Samsung's 8K TV is coming to the UK

9 October 2018   By Jo Bailey

The first 8K TV will go on sale later this month, but is there any point in investing?

Samsung have announced that they will launch the UK's first ever 8K TV later this month.

Available to pre-order from 3rd October 2018, the Q900R was first seen at tech shows earlier this year. Deliveries are expected to take place from the 17th October onwards.

Price start at an eye popping £4,999.99 for the 65-inch version, and for the 75-inch version, it's £6,999.99. There is also a monster 85-inch model, but this is yet to be priced on the Samsung UK website. In the US, it's on sale for $14,999.99 (£11,456).

samsung qled 8k tv

What is 8K?

While many households were still getting their heads around the idea of a 4K TV, the manufacturers have been busy working on the next must-have upgrade. The industry enjoys big numbers, so it was only a matter of time before 8K hit the shops.

8K describes the number of horizontal pixels (or thereabouts) that TVs of this nature have. In a 4K TV, the pixels measure 3,840 by 2,160. 8K has 7,680 by 4,320.

Previously, TVs have been called by the vertical pixels, such as 1080p (with p standing for pixels). As screens grew, the industry chose to round up the horizontal number of pixels to the nearest thousand instead, as they felt 2160p was too forgettable.

In essence, each upgrade doubles the number of pixels on the screen, making for a clearer, sharper image.

To confuse the issue even more, both 4K and 8K can be referred to as 'Ultra High Definition' or UHD. This is because the term 'UHD' is a generic term relating to TVs which are fit for the future, containing things like HDR, high frame rates and wide colour spectrums.

Because of the additional pixels involved, screen sizes have to be scaled up for the human eye to even start to discern the quality.
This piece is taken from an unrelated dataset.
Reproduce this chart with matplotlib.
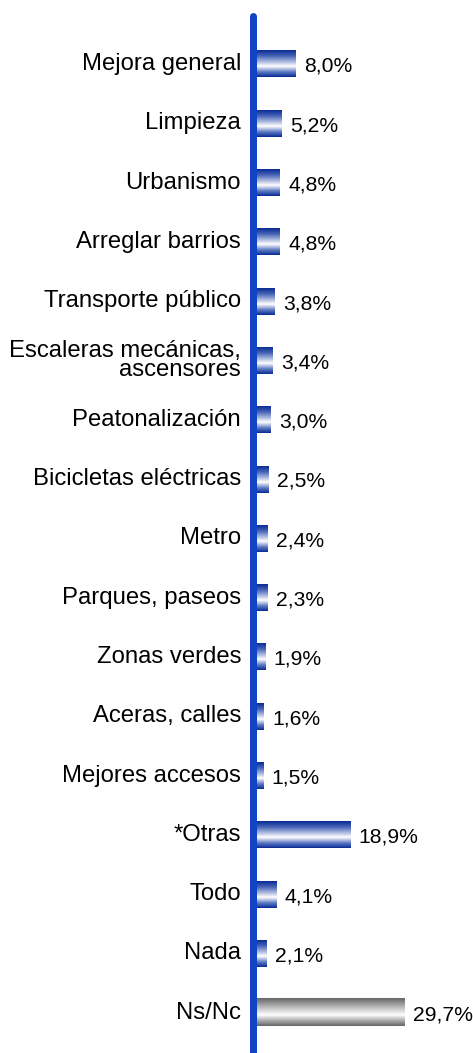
import numpy as np
import matplotlib
matplotlib.use("Agg")
import matplotlib.pyplot as plt
from matplotlib.colors import LinearSegmentedColormap

categories = ["Mejora general", "Limpieza", "Urbanismo", "Arreglar barrios",
              "Transporte público", "Escaleras mecánicas,\nascensores",
              "Peatonalización", "Bicicletas eléctricas", "Metro",
              "Parques, paseos", "Zonas verdes", "Aceras, calles",
              "Mejores accesos", "*Otras", "Todo", "Nada", "Ns/Nc"]
values = [8.0, 5.2, 4.8, 4.8, 3.8, 3.4, 3.0, 2.5, 2.4, 2.3, 1.9, 1.6, 1.5,
          18.9, 4.1, 2.1, 29.7]
value_labels = ["8,0%", "5,2%", "4,8%", "4,8%", "3,8%", "3,4%", "3,0%", "2,5%",
                "2,4%", "2,3%", "1,9%", "1,6%", "1,5%", "18,9%", "4,1%", "2,1%",
                "29,7%"]
gray_flags = [False] * 16 + [True]

plt.rcParams['font.family'] = ['Liberation Sans', 'DejaVu Sans']

W, H = 473, 1053
fig = plt.figure(figsize=(W / 100, H / 100), dpi=100)
fig.patch.set_facecolor("white")

x0_px = 256
px_per_unit = 5.0
row0 = 64.0
row_step = 59.3
top_px = 13
ax = fig.add_axes([x0_px / W, 0, 1 - x0_px / W, 1 - top_px / H])
ax.set_axis_off()

blue_cmap = LinearSegmentedColormap.from_list(
    "b", [(0, "#0a2c94"), (0.22, "#4a66b8"), (0.6, "#ffffff"),
          (0.82, "#5c78c2"), (1, "#0a2c94")])
gray_cmap = LinearSegmentedColormap.from_list(
    "g", [(0, "#666666"), (0.22, "#a0a0a0"), (0.6, "#ffffff"),
          (0.82, "#a8a8a8"), (1, "#666666")])
grad = np.linspace(0, 1, 64).reshape(-1, 1)

bar_h = 27 / row_step
ypos = np.arange(len(categories))
for y, v, g, cat, lab in zip(ypos, values, gray_flags, categories, value_labels):
    cmap = gray_cmap if g else blue_cmap
    ax.imshow(grad, cmap=cmap, aspect="auto", interpolation="bilinear",
              extent=[0, v, y + bar_h / 2, y - bar_h / 2], origin="upper")
    ax.text(v + 8 / px_per_unit, y + 0.04, lab, fontsize=15.2, va="center",
            ha="left", color="black")
    ax.text(-15 / px_per_unit, y, cat, fontsize=17.2, va="center", ha="right",
            color="black", linespacing=0.82, clip_on=False)

xmax = (W - x0_px) / px_per_unit
ax.set_xlim(0, xmax)
ytop = (top_px - row0) / row_step
ybot = (H - row0) / row_step
ax.set_ylim(ybot, ytop)

# vertical axis line
ax.plot([-3 / px_per_unit, -3 / px_per_unit], [ytop + 3.5 / row_step, ybot + 1],
        color="#1243c4", lw=7 * 0.72, solid_capstyle="round", clip_on=False,
        zorder=5)

fig.savefig("out.png", dpi=100, facecolor="white")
Even with Samsung's 85-inch behemoth, viewers would have to be sitting within two and a half feet of the screen to notice any difference between this and 4K.

What can you watch on it?

Right now, there is no 8K content. Not from streaming services or TV operators or anywhere.

The likelihood of it coming anytime soon is pretty slim too. The amount of data generated by 8K resolution would be huge, requiring a large amount of bandwidth and highly efficient compression systems to deliver it.

In the future, more Hollywood blockbusters will almost certainly be filmed in 8K. In fact, Guardians of the Galaxy 2 was filmed using the RED Weapon 8K camera. However, it was only released in 4K.

The forthcoming Tokyo Olympics, scheduled for 2020, will be broadcast in 8K. the downside is, the broadcast will only be shown in Japan.

In reality, there will be very little in the way of 8K content for some time yet. 4K is only just filtering through to broadcasters, despite 4K TVs being relatively widespread now. For example:

  • The only broadcaster to release a 4K entertainment channel is Virgin Media, launching a channel last month
  • The BBC have dabbled in UHD briefly, but are not showing 4K programming as a matter of course
  • Amazon's 4K Fire TV device was launched three years ago
  • At around the same time BT's UHD TV package was launched, but it's still only BT Sport which is available in this quality
  • Netflix's top package contains 4K streaming content, and will be more widely available when it is launched on Sky Q in November this year

On the upside, Samsung have inbuilt 'upscaling' technology into the Q900R, which means early adopters can still enjoy 4K content in slight better resolution than those watching on 4K TVs.

The manufacturer says that the TV has an artificial intelligence system which upscales 4K content on a frame by frame basis, making for a superior viewing experience. This is very similar to how 4K TVs were sold when there was no 4K content available, and really the only selling point right now.

Is the UK ready for an 8K revolution?

In short, no.

In the absence of any content, upgrading to an 8K TV from a 4K TV makes no sense at this time, particularly with such a high price tag.

The reason manufacturers are even offering these devices is because they are making them for other markets. In Japan, TV broadcasters are already rolling out 8K content, and many householders are purchasing 8K TVs to be ready for the Olympics.

As the device is already in production, it makes sense to offer it elsewhere too. No doubt a handful of cinephiles will feel compelled enough to part with their hard earned in order to be the first, but for the majority it will be too much expense for not enough return.

While it's easy to feel annoyed at something newer and 'better' arriving so soon after an investment in 4K, the reality is there is no benefit to this latest device. Not yet anyway.

Comments (1)

Simon Jones
10 June 2019

The P after 1080 has nothing to do with pixels, it means progressive scan (non interlaced), whereas 1080i means interlaced.